| TASK |
Reproduce, exactly and in full, the lines from the one with "Convert this chart" through the one with "const CURSORS = [200.789, 2002.69];" in the data below; drop pictures.

(Data extracted from a collection)
···
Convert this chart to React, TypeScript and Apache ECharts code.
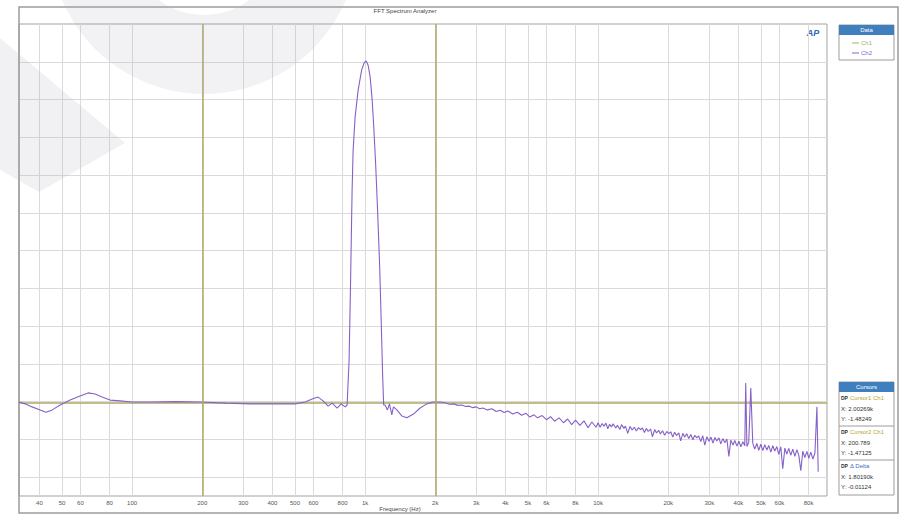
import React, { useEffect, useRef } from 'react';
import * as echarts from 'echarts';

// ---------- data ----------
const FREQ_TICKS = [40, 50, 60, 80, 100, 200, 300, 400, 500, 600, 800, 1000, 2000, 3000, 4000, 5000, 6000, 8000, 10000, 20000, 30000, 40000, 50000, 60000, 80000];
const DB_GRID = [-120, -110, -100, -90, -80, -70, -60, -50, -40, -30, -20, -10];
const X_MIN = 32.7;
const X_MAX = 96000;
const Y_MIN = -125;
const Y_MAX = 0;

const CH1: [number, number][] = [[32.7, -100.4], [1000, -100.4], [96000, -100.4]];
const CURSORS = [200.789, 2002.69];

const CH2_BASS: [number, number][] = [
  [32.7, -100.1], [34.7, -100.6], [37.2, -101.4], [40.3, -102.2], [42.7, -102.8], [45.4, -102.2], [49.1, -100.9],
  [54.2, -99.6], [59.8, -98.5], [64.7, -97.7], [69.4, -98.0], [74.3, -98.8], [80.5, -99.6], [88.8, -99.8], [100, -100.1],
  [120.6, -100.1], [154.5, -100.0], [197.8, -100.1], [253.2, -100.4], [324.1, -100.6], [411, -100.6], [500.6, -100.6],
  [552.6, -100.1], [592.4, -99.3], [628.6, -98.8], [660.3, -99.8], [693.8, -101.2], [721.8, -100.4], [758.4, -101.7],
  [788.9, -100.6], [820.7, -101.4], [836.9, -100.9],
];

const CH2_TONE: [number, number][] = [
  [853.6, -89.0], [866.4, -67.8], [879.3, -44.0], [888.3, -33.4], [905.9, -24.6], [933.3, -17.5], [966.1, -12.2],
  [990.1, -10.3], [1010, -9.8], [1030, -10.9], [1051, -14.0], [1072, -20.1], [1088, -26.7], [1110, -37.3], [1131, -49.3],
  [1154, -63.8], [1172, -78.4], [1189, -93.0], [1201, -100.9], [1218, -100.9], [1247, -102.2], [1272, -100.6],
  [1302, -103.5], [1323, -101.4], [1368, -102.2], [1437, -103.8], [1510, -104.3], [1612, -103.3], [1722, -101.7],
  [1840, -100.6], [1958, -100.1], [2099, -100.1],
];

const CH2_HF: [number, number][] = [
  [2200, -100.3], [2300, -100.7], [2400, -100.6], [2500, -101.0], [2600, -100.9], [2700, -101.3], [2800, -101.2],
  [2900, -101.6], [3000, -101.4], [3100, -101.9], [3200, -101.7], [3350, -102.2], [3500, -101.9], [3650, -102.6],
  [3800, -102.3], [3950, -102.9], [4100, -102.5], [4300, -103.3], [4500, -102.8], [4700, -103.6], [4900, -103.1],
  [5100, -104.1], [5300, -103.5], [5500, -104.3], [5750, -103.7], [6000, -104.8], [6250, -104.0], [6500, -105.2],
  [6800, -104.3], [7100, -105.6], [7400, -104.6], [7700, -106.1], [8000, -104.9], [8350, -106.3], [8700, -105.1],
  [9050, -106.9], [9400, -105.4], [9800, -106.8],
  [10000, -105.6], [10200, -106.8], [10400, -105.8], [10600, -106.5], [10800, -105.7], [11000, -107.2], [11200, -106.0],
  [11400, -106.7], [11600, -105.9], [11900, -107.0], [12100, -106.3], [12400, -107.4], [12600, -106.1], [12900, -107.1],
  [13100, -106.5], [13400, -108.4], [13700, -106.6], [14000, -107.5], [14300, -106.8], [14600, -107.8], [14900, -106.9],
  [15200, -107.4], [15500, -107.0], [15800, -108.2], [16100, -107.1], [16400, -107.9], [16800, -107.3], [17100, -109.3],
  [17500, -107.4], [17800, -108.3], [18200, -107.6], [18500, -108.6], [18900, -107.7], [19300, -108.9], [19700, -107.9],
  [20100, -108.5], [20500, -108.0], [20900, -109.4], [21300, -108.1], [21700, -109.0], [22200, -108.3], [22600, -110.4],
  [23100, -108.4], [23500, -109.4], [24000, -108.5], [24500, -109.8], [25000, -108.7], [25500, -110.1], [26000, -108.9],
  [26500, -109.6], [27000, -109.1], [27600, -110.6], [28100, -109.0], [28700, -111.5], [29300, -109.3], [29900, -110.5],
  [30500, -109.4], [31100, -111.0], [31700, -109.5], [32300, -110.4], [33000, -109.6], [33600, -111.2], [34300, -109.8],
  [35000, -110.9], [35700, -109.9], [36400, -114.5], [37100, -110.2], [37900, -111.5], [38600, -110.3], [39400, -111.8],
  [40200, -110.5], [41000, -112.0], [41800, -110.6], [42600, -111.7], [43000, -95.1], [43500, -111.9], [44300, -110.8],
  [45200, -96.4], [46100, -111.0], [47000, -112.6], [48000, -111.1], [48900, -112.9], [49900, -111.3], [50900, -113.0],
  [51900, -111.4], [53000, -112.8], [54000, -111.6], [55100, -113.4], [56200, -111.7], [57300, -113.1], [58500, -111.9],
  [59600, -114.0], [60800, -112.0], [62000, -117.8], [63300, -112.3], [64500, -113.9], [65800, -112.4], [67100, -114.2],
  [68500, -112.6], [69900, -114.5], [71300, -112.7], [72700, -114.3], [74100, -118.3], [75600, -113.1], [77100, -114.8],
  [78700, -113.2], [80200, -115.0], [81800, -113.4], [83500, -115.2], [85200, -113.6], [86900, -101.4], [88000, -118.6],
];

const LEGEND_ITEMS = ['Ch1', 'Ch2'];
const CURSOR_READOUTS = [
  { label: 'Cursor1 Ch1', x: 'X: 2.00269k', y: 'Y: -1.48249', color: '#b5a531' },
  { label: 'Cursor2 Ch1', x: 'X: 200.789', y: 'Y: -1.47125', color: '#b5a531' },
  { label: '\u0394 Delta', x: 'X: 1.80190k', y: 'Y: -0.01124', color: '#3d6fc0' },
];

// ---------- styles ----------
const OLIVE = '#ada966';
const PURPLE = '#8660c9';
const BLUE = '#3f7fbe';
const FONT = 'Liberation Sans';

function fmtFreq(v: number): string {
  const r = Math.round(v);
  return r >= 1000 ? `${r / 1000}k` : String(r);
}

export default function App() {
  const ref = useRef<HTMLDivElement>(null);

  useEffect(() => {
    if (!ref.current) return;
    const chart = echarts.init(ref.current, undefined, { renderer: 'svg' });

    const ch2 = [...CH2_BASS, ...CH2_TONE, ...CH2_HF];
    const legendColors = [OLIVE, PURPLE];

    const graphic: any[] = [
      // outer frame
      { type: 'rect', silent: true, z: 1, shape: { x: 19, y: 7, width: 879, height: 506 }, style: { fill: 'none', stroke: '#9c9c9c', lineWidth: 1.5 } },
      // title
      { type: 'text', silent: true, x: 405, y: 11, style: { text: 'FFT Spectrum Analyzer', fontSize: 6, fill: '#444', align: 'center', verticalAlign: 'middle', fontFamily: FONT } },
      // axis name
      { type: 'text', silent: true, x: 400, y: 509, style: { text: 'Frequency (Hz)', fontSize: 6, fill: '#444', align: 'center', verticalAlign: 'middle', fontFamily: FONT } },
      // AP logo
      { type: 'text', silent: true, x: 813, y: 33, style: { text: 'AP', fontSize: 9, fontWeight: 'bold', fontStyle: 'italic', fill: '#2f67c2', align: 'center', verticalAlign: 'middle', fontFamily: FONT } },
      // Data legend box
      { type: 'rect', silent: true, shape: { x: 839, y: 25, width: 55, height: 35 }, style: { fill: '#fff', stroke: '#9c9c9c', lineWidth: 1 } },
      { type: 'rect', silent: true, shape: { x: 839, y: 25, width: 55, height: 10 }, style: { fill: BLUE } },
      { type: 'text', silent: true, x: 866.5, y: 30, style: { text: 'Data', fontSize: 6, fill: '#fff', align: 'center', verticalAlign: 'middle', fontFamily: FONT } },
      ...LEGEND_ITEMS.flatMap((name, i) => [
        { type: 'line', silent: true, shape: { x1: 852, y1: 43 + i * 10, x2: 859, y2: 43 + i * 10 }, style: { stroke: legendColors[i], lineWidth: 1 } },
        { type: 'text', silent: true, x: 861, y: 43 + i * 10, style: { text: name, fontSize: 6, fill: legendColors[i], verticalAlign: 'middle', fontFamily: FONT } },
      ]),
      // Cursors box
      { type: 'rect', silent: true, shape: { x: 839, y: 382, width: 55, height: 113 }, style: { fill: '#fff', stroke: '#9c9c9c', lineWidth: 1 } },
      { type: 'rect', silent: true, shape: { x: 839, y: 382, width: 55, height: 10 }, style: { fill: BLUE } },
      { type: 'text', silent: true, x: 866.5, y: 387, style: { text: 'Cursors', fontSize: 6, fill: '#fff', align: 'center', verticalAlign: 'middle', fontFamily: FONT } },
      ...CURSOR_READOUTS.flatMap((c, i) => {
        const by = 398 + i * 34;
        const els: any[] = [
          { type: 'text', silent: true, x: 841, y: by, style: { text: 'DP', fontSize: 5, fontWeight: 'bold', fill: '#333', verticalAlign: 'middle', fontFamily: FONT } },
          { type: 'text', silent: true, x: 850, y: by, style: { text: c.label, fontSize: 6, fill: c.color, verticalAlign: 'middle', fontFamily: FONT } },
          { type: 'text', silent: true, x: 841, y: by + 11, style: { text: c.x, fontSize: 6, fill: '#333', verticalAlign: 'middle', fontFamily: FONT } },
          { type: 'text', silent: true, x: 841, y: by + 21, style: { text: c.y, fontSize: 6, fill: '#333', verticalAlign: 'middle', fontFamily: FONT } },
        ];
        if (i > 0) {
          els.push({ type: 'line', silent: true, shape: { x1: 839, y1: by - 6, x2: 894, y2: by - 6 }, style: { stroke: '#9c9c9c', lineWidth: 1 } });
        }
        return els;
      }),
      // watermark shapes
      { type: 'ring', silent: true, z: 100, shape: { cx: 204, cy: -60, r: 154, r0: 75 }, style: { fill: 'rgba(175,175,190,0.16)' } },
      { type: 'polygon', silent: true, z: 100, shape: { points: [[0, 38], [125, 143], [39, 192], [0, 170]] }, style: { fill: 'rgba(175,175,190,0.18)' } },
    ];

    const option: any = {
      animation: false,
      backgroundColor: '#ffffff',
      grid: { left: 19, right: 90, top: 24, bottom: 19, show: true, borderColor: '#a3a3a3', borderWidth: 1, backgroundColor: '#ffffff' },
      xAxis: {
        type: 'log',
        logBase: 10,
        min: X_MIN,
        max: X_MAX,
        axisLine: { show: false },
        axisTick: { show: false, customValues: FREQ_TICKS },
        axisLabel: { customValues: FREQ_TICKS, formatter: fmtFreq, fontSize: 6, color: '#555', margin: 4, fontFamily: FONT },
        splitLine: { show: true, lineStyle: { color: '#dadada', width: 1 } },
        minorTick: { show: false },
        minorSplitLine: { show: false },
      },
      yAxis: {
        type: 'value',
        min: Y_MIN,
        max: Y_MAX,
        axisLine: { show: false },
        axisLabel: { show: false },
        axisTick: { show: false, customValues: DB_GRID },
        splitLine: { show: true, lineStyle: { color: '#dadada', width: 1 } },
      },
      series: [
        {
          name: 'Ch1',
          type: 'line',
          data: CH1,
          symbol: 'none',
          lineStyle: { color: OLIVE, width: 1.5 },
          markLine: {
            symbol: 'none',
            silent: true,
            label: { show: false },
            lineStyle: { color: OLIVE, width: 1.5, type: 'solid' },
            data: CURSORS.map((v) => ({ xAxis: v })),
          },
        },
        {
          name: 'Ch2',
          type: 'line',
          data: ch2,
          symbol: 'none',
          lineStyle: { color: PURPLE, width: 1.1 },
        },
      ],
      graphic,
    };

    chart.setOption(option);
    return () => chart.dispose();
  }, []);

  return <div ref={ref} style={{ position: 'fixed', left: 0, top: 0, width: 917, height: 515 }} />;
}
···
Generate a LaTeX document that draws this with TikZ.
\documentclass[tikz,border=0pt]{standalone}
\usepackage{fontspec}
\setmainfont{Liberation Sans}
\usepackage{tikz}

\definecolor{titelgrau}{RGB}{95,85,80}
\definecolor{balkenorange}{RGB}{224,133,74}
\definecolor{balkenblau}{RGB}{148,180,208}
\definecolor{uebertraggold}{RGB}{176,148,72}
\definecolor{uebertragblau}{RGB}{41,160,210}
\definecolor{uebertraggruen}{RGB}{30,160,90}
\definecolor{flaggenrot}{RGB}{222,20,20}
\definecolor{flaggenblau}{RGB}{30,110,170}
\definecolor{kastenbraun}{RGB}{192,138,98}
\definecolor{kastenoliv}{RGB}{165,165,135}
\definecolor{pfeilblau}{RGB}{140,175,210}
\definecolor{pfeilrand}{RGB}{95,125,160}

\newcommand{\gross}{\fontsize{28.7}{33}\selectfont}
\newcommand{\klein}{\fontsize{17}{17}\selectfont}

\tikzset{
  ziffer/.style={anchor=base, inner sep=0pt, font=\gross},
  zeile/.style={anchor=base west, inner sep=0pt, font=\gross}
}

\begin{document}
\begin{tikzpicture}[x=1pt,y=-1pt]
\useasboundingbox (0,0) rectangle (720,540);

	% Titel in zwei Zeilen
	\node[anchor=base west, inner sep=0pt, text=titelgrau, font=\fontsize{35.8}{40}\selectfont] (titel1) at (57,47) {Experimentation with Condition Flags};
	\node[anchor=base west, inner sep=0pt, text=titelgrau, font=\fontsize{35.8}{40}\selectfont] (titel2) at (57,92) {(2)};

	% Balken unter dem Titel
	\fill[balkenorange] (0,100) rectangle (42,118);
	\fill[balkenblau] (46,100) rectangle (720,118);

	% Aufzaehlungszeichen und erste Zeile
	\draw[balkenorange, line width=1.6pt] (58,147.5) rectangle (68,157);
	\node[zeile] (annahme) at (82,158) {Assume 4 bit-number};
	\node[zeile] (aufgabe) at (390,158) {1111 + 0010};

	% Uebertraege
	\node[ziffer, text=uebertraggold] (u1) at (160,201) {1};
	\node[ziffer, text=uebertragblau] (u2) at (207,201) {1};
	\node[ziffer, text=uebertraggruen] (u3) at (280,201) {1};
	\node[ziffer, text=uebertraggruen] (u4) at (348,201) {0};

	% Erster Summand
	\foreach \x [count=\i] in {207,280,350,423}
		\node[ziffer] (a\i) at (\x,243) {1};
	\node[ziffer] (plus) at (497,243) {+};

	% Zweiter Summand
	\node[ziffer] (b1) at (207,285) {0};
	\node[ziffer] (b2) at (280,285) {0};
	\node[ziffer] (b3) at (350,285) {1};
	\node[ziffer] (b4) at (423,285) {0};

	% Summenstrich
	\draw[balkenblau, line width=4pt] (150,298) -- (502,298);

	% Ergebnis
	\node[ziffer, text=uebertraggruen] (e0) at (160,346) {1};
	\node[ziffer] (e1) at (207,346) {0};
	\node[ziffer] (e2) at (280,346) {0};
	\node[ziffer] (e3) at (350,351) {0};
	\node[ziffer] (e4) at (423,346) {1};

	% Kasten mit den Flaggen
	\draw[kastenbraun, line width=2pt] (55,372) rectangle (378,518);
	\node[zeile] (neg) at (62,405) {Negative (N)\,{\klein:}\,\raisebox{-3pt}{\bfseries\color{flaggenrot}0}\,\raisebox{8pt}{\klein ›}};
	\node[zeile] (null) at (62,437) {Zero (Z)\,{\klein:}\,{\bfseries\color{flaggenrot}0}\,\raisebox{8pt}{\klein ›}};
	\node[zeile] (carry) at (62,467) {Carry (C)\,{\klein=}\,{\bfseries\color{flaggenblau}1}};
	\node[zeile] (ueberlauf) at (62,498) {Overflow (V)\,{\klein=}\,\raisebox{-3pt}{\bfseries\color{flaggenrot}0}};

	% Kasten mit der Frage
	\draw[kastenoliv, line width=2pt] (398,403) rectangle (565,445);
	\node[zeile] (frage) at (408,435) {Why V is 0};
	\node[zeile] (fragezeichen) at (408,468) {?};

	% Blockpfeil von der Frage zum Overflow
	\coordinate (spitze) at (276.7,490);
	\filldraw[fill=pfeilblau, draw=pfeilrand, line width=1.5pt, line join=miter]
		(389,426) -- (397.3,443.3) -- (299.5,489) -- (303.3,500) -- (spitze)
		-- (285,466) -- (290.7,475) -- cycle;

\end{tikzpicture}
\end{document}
···
| IN RESPONSE |
Convert this chart to React, TypeScript and Apache ECharts code.
import React, { useEffect, useRef } from 'react';
import * as echarts from 'echarts';

// ---------- data ----------
const FREQ_TICKS = [40, 50, 60, 80, 100, 200, 300, 400, 500, 600, 800, 1000, 2000, 3000, 4000, 5000, 6000, 8000, 10000, 20000, 30000, 40000, 50000, 60000, 80000];
const DB_GRID = [-120, -110, -100, -90, -80, -70, -60, -50, -40, -30, -20, -10];
const X_MIN = 32.7;
const X_MAX = 96000;
const Y_MIN = -125;
const Y_MAX = 0;

const CH1: [number, number][] = [[32.7, -100.4], [1000, -100.4], [96000, -100.4]];
const CURSORS = [200.789, 2002.69];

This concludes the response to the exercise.